Woman riding shareable scooter down street.
Bird is one of the few remaining e-scooter brands.
Atlanta City Council

Just as quickly and quietly as they came, Bolt e-scooters have vanished from Atlanta streets.

An “Irish exit,” as tech website Atlanta Inno put it.

The Florida-based dockless vehicle provider—for which running superstar Usain Bolt is brand ambassador—was permitted for 1,000 devices in Atlanta.

Then, earlier this month, the electric two-wheelers disappeared from coverage maps in Atlanta, Chicago, Los Angeles, Louisville, Nashville, Portland, Richmond, Roanoke, and Washington D.C., Gizmodo reported.
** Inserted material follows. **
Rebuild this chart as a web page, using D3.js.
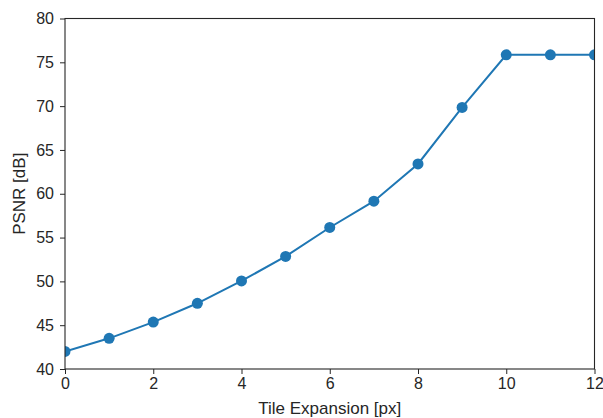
<!DOCTYPE html>
<html>
<head>
<meta charset="utf-8">
<script src="https://cdn.jsdelivr.net/npm/d3@7"></script>
<style>
  body { margin: 0; background: #fff; }
  text { font-family: "Liberation Sans", Arial, sans-serif; fill: #262626; }
</style>
</head>
<body>
<div id="vis"></div>
<script>
// tile expansion (px) vs PSNR (dB)
var expansion = [0, 1, 2, 3, 4, 5, 6, 7, 8, 9, 10, 11, 12];
var psnr = [42.0, 43.5, 45.35, 47.5, 50.05, 52.85, 56.15, 59.15, 63.4, 69.85, 75.85, 75.85, 75.85];
var xTicks = [0, 2, 4, 6, 8, 10, 12];
var yTicks = [40, 45, 50, 55, 60, 65, 70, 75, 80];

var width = 603,
    height = 418;
var margin = {left: 65, right: 8.5, top: 18.5, bottom: 49};

var svg = d3.select("#vis").append("svg")
    .attr("width", width)
    .attr("height", height);

var x = d3.scaleLinear().domain([0, 12]).range([margin.left, width - margin.right]);
var y = d3.scaleLinear().domain([40, 80]).range([height - margin.bottom, margin.top]);

svg.append("defs").append("clipPath")
    .attr("id", "plotclip")
  .append("rect")
    .attr("x", margin.left)
    .attr("y", margin.top)
    .attr("width", x.range()[1] - margin.left)
    .attr("height", y.range()[0] - margin.top);

var data = expansion.map(function(d, i) { return {x: d, y: psnr[i]}; });

var plot = svg.append("g").attr("clip-path", "url(#plotclip)");

plot.append("path")
    .datum(data)
    .attr("fill", "none")
    .attr("stroke", "#1f77b4")
    .attr("stroke-width", 2)
    .attr("d", d3.line().x(function(d) { return x(d.x); }).y(function(d) { return y(d.y); }));

plot.selectAll("circle")
    .data(data)
    .enter().append("circle")
      .attr("cx", function(d) { return x(d.x); })
      .attr("cy", function(d) { return y(d.y); })
      .attr("r", 5.5)
      .attr("fill", "#1f77b4");

var xAxis = svg.append("g")
    .attr("transform", "translate(0," + y.range()[0] + ")")
    .call(d3.axisBottom(x).tickValues(xTicks).tickSize(5).tickPadding(4));
var yAxis = svg.append("g")
    .attr("transform", "translate(" + margin.left + ",0)")
    .call(d3.axisLeft(y).tickValues(yTicks).tickSize(5).tickPadding(6));

[xAxis, yAxis].forEach(function(a) {
  a.select(".domain").remove();
  a.selectAll("line").attr("stroke", "#262626").attr("stroke-width", 1);
  a.selectAll("text").style("font-size", "16px").attr("fill", "#262626");
});

// frame
svg.append("rect")
    .attr("x", margin.left)
    .attr("y", margin.top)
    .attr("width", x.range()[1] - margin.left)
    .attr("height", y.range()[0] - margin.top)
    .attr("fill", "none")
    .attr("stroke", "#262626")
    .attr("stroke-width", 1.1);

svg.append("text")
    .attr("x", (x.range()[0] + x.range()[1]) / 2)
    .attr("y", 414)
    .attr("text-anchor", "middle")
    .style("font-size", "17px")
    .text("Tile Expansion [px]");

svg.append("text")
    .attr("transform", "translate(25," + ((y.range()[0] + y.range()[1]) / 2) + ") rotate(-90)")
    .attr("text-anchor", "middle")
    .style("font-size", "17px")
    .text("PSNR [dB]");
</script>
</body>
</html>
Bolt’s departure from Atlanta is the latest example of e-scoot companies jumping ship, as city officials gear up to rethink how dockless mobility vehicles are regulated.

A Bolt spokesperson told Curbed Atlanta the company “is evaluating its current markets as it expands its offerings and capabilities with municipalities and businesses to identify and execute more locally adaptable and data-driven micromobility solutions.”

The vague statement is reminiscent of those other e-scooter providers have issued upon leaving Atlanta.

For instance, officials with Lime, one of the largest companies to enter and exit the Atlanta market, said they wanted to “focus our resources on markets that allow us to meet our ambitious goals for 2020.”

Officials with Lyft, another major player, said they needed to operate “where we can have the biggest impact” upon waving bye-bye to the ATL.

Both were not-too-subtle nods to Atlanta City Council restrictions created to reign in what was once a free-for-all among e-scooter companies.

What began as largely a ban on riding and parking on sidewalks in January 2019 evolved into laws that capped speeds on the Beltline, among other places, and enacted a nighttime e-scooter curfew.

A spate of e-scooter-related collisions and fatalities in metro Atlanta had forced city officials to take a hard look at the state of the budding industry, and they’re still expected to reform regulations soon.

Next Wednesday, the city’s planning department is scheduled to host an open house to discuss the results of an e-scooter survey public officials conducted recently.

Those results are expected to inform the future of e-scooter rules in Atlanta.

For the time being, the city’s first e-scooter provider, Bird, is still on the scene, as are Uber’s Jump scooters and hybrids with seats offered by Wheels and Boaz Bikes.